Watch Mateus Asato’s Virtuosic Solo Rendition of the Beatles’ “Let It Be”
The quintessential 21st century guitar hero teeters between the restrained and the spectacular
With so much of social media’s guitar virtuosity concentrated on hot-as-hell shredding, Mateus Asato is like a cool drink of water on a summer day.
Sure, what he does with the instrument is technically virtuosic. He can take a track by a pop group like the Beatles and reinterpret it for solo guitar in a way that somehow, magically, amplifies the original work’s melody like never before.
But it is his gift for combining technicality within an approachable neo-soul sound that gives his music its organic vibrancy, something that had led artists like Bruno Mars to secure his services.
Asato is both book-smart and street-smart. He studied at the Musicians Institute in Los Angeles in 2013, where he got a firm grip of the fundamentals. But he understood the power of social media, and how to use it to document his progress as a player and artist.
In a sense, this makes him the quintessential 21st century guitar hero, evolving in real-time, and in full view of the audience.
What they’ll see and hear is a dynamic player whose all-around game makes him just as comfortable with fingerstyle and hybrid picking as he is switching between alternate and economy picking, and a sensibility that teeters between the restrained and the spectacular.
Boutique tones and hot musical tube drive spiced with the three-dimensional depth of reverb and delay are all hallmarks of Asato’s sound.
Once upon a time, his lodestar was shred – the big dogs, Petrucci, et al.

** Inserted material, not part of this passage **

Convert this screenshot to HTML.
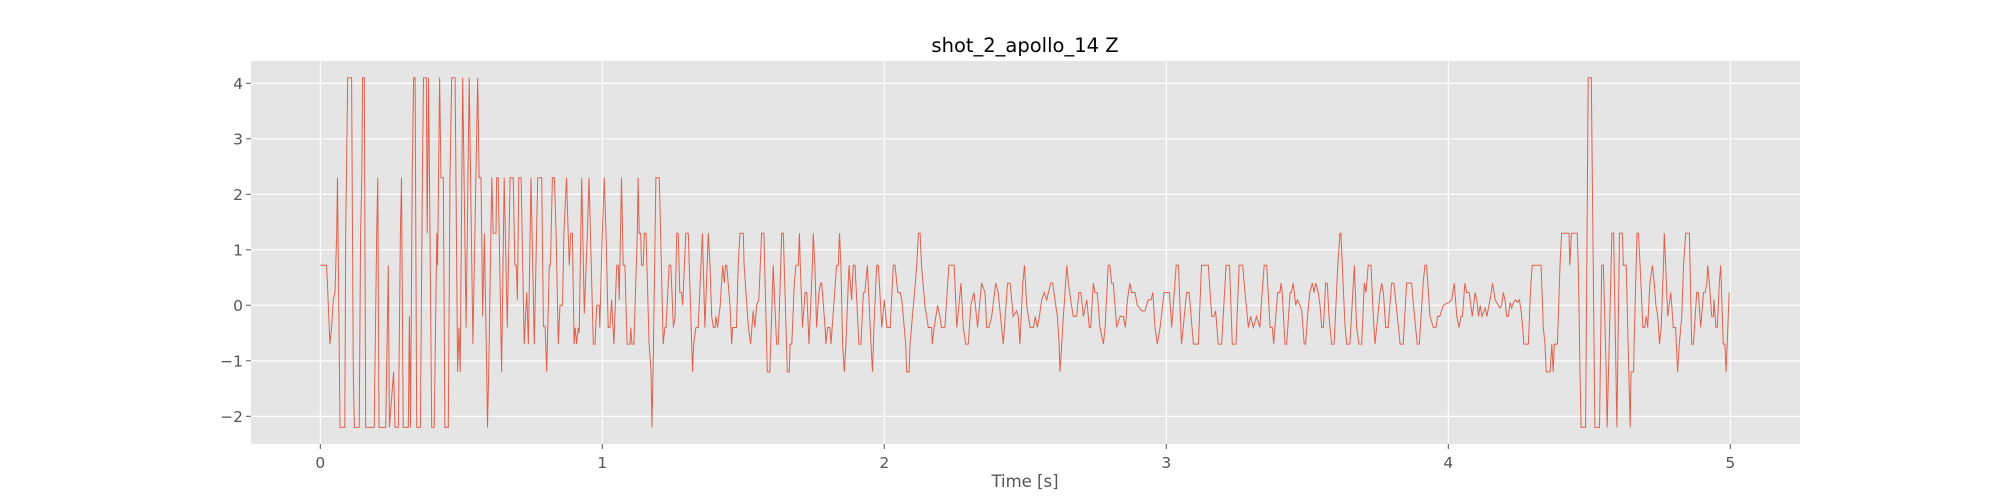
<!DOCTYPE html>
<html><head><meta charset="utf-8"><style>
html,body{margin:0;padding:0;background:#fff;}
svg{display:block;font-family:"DejaVu Sans","Liberation Sans",sans-serif;}
</style></head><body>
<svg id="chart" width="2000" height="500" viewBox="0 0 2000 500" xmlns="http://www.w3.org/2000/svg">
<rect x="0" y="0" width="2000" height="500" fill="#fff"/>
<rect x="251" y="61" width="1549" height="383" fill="#e5e5e5"/>
<g id="grid"></g>
<g id="series"></g>
<g id="ticks"></g>
<text x="1025" y="52" text-anchor="middle" font-size="19.5" fill="#000">shot_2_apollo_14 Z</text>
<text x="1025" y="487" text-anchor="middle" font-size="16.5" fill="#555">Time [s]</text>
</svg>
<script>
const xTicks=[0,1,2,3,4,5];
const yTicks=[-2,-1,0,1,2,3,4];
const yTickLabels=["\u22122","\u22121","0","1","2","3","4"];
const times=[0,.022,.025,.034,.040,.046,.052,.058,.061,.070,.087,.090,.097,.111,.117,.121,.138,.143,.147,.150,.156,.161,.191,.200,.204,.208,.232,.241,.245,.260,.265,.277,.284,.288,.294,.312,.316,.320,.326,.331,.336,.342,.355,.362,.366,.376,.379,.384,.395,.404,.413,.416,.423,.428,.436,.442,.454,.460,.466,.478,.487,.492,.496,.505,.517,.528,.541,.558,.563,.570,.576,.582,.590,.593,.597,.608,.613,.623,.625,.631,.643,.652,.663,.673,.684,.690,.695,.699,.704,.712,.723,.732,.738,.747,.759,.771,.785,.791,.797,.803,.812,.816,.823,.830,
.836,.844,.850,.859,.864,.873,.879,.883,.888,.894,.900,.904,.909,.915,.918,.927,.936,.947,.953,.968,.974,.980,.989,.991,1.000,1.007,1.013,1.021,1.027,1.033,1.041,1.051,1.057,1.060,1.068,1.074,1.080,1.088,1.098,1.101,1.105,1.112,1.124,1.127,1.131,1.136,1.139,1.145,1.149,1.155,1.166,1.173,1.176,1.180,1.190,1.202,1.216,1.222,1.226,1.234,1.237,1.243,1.252,1.258,1.264,1.269,1.275,1.281,1.285,1.291,1.296,1.305,1.317,1.320,1.324,1.332,1.340,1.355,1.364,1.376,1.382,1.388,1.394,1.400,1.403,1.409,1.418,1.427,1.433,1.437,1.441,1.453,1.459,1.462,1.476,1.482,1.488,1.500,1.503,1.518,1.526,1.535,1.541,1.547,1.555,1.565,1.573,1.585,1.594,1.606,1.618,1.624,1.636,1.642,1.656,1.663,
1.666,1.672,1.681,1.687,1.695,1.699,1.702,1.710,1.719,1.725,1.733,1.745,1.748,1.754,1.760,1.768,1.774,1.778,1.790,1.793,1.799,1.807,1.811,1.831,1.837,1.841,1.846,1.852,1.858,1.864,1.875,1.884,1.890,1.896,1.910,1.917,1.926,1.931,1.940,1.953,1.958,1.963,1.973,1.979,1.991,2.000,2.009,2.021,2.032,2.038,2.048,2.056,2.062,2.076,2.079,2.088,2.091,2.107,2.115,2.121,2.127,2.132,2.144,2.156,2.168,2.170,2.177,2.189,2.197,2.203,2.215,2.229,2.248,2.257,2.272,2.280,2.289,2.298,2.307,2.318,2.331,2.345,2.357,2.363,2.371,2.381,2.395,2.404,2.416,2.422,2.437,2.446,2.457,2.469,2.475,2.481,2.491,2.497,
2.505,2.517,2.529,2.535,2.543,2.550,2.558,2.567,2.576,2.582,2.590,2.597,2.605,2.614,2.620,2.623,2.629,2.635,2.647,2.653,2.661,2.670,2.682,2.690,2.697,2.706,2.718,2.727,2.732,2.741,2.747,2.755,2.765,2.777,2.783,2.794,2.800,2.806,2.812,2.824,2.836,2.847,2.855,2.862,2.871,2.877,2.889,2.897,2.913,2.924,2.936,2.946,2.952,2.960,2.968,2.978,2.992,3.011,3.019,3.035,3.043,3.054,3.060,3.072,3.081,3.096,3.114,3.125,3.149,3.161,3.169,3.175,3.184,3.196,3.212,3.224,3.234,3.247,3.258,3.271,3.279,3.291,3.299,3.309,3.320,3.332,
3.338,3.347,3.356,3.368,3.376,3.381,3.385,3.395,3.403,3.407,3.411,3.421,3.427,3.439,3.444,3.450,3.459,3.465,3.474,3.480,3.489,3.494,3.501,3.509,3.518,3.524,3.530,3.539,3.545,3.551,3.557,3.565,3.571,3.577,3.586,3.595,3.608,3.616,3.619,3.624,3.634,3.640,3.651,3.660,3.667,3.675,3.683,3.693,3.702,3.708,3.716,3.726,3.734,3.740,3.746,3.758,3.764,3.770,3.778,3.787,3.799,3.807,3.819,3.829,3.840,3.852,3.870,3.880,3.890,3.897,3.911,3.917,3.923,3.935,3.947,3.956,3.962,3.970,3.982,4.002,4.012,4.021,4.030,4.038,4.045,4.050,4.059,4.065,4.074,4.085,4.095,4.101,4.107,4.113,4.119,4.131,4.137,4.148,4.157,4.166,
4.183,4.189,4.195,4.201,4.207,4.213,4.219,4.225,4.231,4.239,4.245,4.252,4.258,4.264,4.268,4.284,4.290,4.293,4.298,4.329,4.337,4.343,4.347,4.361,4.367,4.372,4.376,4.387,4.396,4.402,4.428,4.431,4.437,4.457,4.461,4.467,4.471,4.487,4.496,4.507,4.520,4.536,4.544,4.550,4.560,4.563,4.568,4.580,4.586,4.598,4.607,4.617,4.621,4.631,4.640,4.645,4.648,4.657,4.659,4.669,4.674,4.680,4.690,4.696,4.702,4.707,4.715,4.724,4.730,4.736,4.743,4.749,4.755,4.763,4.766,4.771,4.778,4.789,4.798,4.806,4.813,4.819,4.828,4.834,4.842,4.855,4.863,4.869,4.873,4.881,4.887,4.895,4.905,4.911,4.917,4.920,4.926,4.934,4.940,4.942,4.949,4.954,4.961,4.966,4.975,4.981,4.985,4.989,4.996];
const values=[.72,.72,.4,-.7,-.4,.1,.23,1.3,2.3,-2.2,-2.2,1.3,4.1,4.1,-1.2,-2.2,-2.2,1.3,2.3,4.1,4.1,-2.2,-2.2,1.3,2.3,-2.2,-2.2,.72,-2.2,-1.2,-2.2,-2.2,1.3,2.3,-2.2,-2.2,-.2,-2.2,2.3,4.1,4.1,-2.2,-2.2,2.3,4.1,4.1,1.3,4.1,-2.2,-2.2,1.3,.72,4.1,2.3,2.3,-2.2,-2.2,2.3,4.1,4.1,-1.2,-.4,-1.2,4.1,-.4,4.1,-.7,4.1,2.3,2.3,-.2,1.3,-1.2,-2.2,-1.2,2.3,1.3,1.3,2.3,2.3,-1.2,2.3,-.4,2.3,2.3,.72,.72,.1,2.3,2.3,-.7,.23,-.7,2.3,-.7,2.3,2.3,-.38,-.38,-1.2,.72,.72,2.3,2.3,
1.3,-.7,0,0,1.3,2.3,1.3,.72,1.3,1.3,-.7,-.4,-.7,-.4,-.5,2.3,-.15,1.3,2.3,-.7,-.7,0,0,-.4,1.3,2.3,1.3,-.4,-.4,.1,-.7,.72,.72,.1,2.3,.72,.72,-.7,-.7,-.4,-.7,-.7,1.3,2.3,1.3,1.3,.72,.72,1.3,1.3,-.7,-1.2,-2.2,-1.2,2.3,2.3,-.7,-.4,-.4,.4,.72,.72,-.4,-.2,1.3,1.3,.23,.23,0,.72,1.3,1.3,-.7,-1.2,-.7,-.4,-.4,1.3,-.4,1.3,.72,-.2,-.4,-.4,-.2,-.4,0,.72,.4,.72,.72,0,-.7,-.4,-.4,.72,1.3,1.3,.72,-.4,-.7,-.1,-.4,0,.1,1.3,1.3,-1.2,-1.2,.72,-.7,-.7,1.3,1.3,-1.2,-1.2,
-.7,-.7,.4,.72,.72,1.3,.72,-.4,.23,.23,-.7,.72,1.3,.72,-.4,.23,.4,.4,-.4,-.7,-.4,-.4,-.7,.72,.72,1.3,.72,-.7,-1.2,-.7,.72,.1,.72,.72,-.7,-.7,.23,.23,.72,-.7,-1.2,-.4,.72,.72,-.4,.1,-.4,-.4,.72,.72,.23,.23,.1,-.7,-1.2,-1.2,-.7,.23,.72,1.3,1.3,.72,0,-.4,-.4,-.7,-.4,0,-.2,-.4,-.4,.72,.72,-.4,.4,-.4,-.7,-.7,0,.23,-.4,.4,.23,-.4,-.4,-.2,.4,.23,-.4,-.7,.4,.4,-.2,-.1,-.2,-.7,.4,.72,
0,-.4,-.4,-.2,-.4,-.2,.1,.23,.1,.23,.4,.4,.1,-.2,-.7,-1.2,-.7,-.2,.72,.4,.1,-.2,-.2,.23,.23,-.2,.1,-.4,-.4,.4,.23,.23,-.4,-.7,-.4,.72,.72,.4,.4,-.4,-.2,-.2,-.4,.1,.4,.23,.23,0,-.1,-.1,.1,.1,.23,-.4,-.7,-.4,.23,.23,-.4,.72,.72,-.7,-.4,.23,.23,-.7,-.7,.72,.72,-.2,-.2,-.1,-.7,-.7,.72,.72,-.7,-.7,.72,.72,.23,-.4,-.2,-.4,-.2,-.4,
.1,.72,.72,-.4,-.4,-.7,-.4,.23,.23,.4,.23,-.7,-.7,.23,.23,.4,0,.1,0,-.1,-.7,-.7,-.2,.23,.4,.23,.4,.23,0,-.4,-.4,.4,.4,-.2,-.7,-.7,.72,1.3,1.3,.72,-.4,-.7,-.7,.1,.72,-.4,-.7,-.7,.4,.23,.72,.72,-.2,-.7,-.4,.23,.4,.23,-.4,-.4,.4,.4,-.2,-.7,-.7,.4,.4,-.2,-.7,-.7,.4,.72,.72,-.2,-.4,-.4,-.2,-.2,0,.05,.1,.4,-.2,-.4,-.2,-.2,.4,.23,.23,-.2,.23,.1,-.2,0,-.2,-.05,-.2,.1,.4,.1,
-.05,0,.23,.1,-.2,-.2,.05,-.05,.05,.1,.05,.1,-.1,-.4,-.7,-.7,.1,.4,.72,.72,-.4,-.7,-1.2,-1.2,-.7,-1.2,-.7,-.7,.72,1.3,1.3,.72,1.3,1.3,.72,-1.2,-2.2,-2.2,4.1,4.1,-2.2,-2.2,.72,.72,-1.2,-2.2,-1.2,1.3,1.3,-2.2,1.3,1.3,.72,.72,-1.2,-2.2,-1.2,-1.2,-.7,1.3,1.3,.72,-.4,-.4,-.2,-.4,.4,.72,.4,0,-.2,-.7,-.4,.72,1.3,.72,-.2,.23,-.4,-.4,-1.2,-.7,-.2,.72,1.3,1.3,-.7,-.7,-.4,.23,.23,-.4,.23,.23,.4,.72,.4,-.2,-.2,.1,-.4,-.4,.4,.72,-.7,-.7,-1.2,-.7,.23];
const NS="http://www.w3.org/2000/svg";
const xScale=t=>320.3+t*282;
const yScale=v=>305.3-v*55.5;
const grid=document.getElementById('grid'),ticks=document.getElementById('ticks'),series=document.getElementById('series');
xTicks.forEach(t=>{
  const l=document.createElementNS(NS,'line');
  
  
  l.setAttribute('x1',xScale(t));l.setAttribute('x2',xScale(t));l.setAttribute('y1',61);l.setAttribute('y2',444);
  l.setAttribute('stroke','#fff');l.setAttribute('stroke-width','1.1');grid.appendChild(l);
  const k=document.createElementNS(NS,'line');
  
  
  k.setAttribute('x1',xScale(t));k.setAttribute('x2',xScale(t));k.setAttribute('y1',444);k.setAttribute('y2',449);
  k.setAttribute('stroke','#555');ticks.appendChild(k);
  const tx=document.createElementNS(NS,'text');
  
  
  tx.setAttribute('x',xScale(t));tx.setAttribute('y',468);tx.setAttribute('text-anchor','middle');
  tx.setAttribute('font-size','15.5');tx.setAttribute('fill','#555');tx.textContent=String(t);ticks.appendChild(tx);
});
yTicks.forEach((v,i)=>{
  const l=document.createElementNS(NS,'line');
  
  
  l.setAttribute('x1',251);l.setAttribute('x2',1800);l.setAttribute('y1',yScale(v));l.setAttribute('y2',yScale(v));
  l.setAttribute('stroke','#fff');l.setAttribute('stroke-width','1.1');grid.appendChild(l);
  const k=document.createElementNS(NS,'line');
  
  
  k.setAttribute('x1',246);k.setAttribute('x2',251);k.setAttribute('y1',yScale(v));k.setAttribute('y2',yScale(v));
  k.setAttribute('stroke','#555');ticks.appendChild(k);
  const tx=document.createElementNS(NS,'text');
  
  
  tx.setAttribute('x',243);tx.setAttribute('y',yScale(v)+5.5);tx.setAttribute('text-anchor','end');
  tx.setAttribute('font-size','15.5');tx.setAttribute('fill','#555');tx.textContent=yTickLabels[i];ticks.appendChild(tx);
});
let d='';
for(let i=0;i<times.length&&i<values.length;i++){d+=(i?'L':'M')+xScale(times[i]).toFixed(1)+' '+yScale(values[i]).toFixed(1);}
const p=document.createElementNS(NS,'path');


p.setAttribute('d',d);p.setAttribute('fill','none');p.setAttribute('stroke','#E24A33');
p.setAttribute('stroke-width','1');p.setAttribute('stroke-opacity','0.85');p.setAttribute('stroke-linejoin','miter');
series.appendChild(p);
</script>
</body></html>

But in September 2022, he named Slash, John Mayer and Steve Vai as three guitarists who he considers to be guitar’s latter-day champions.
“These are the last heroes imo,” he wrote on Instagram. “Make sure to go and watch these ones LIVE!”
Asato is that rare thing these days, a player whose sound evades easy categorization. He is stylistically omnivorous, but with a taste for the finer things.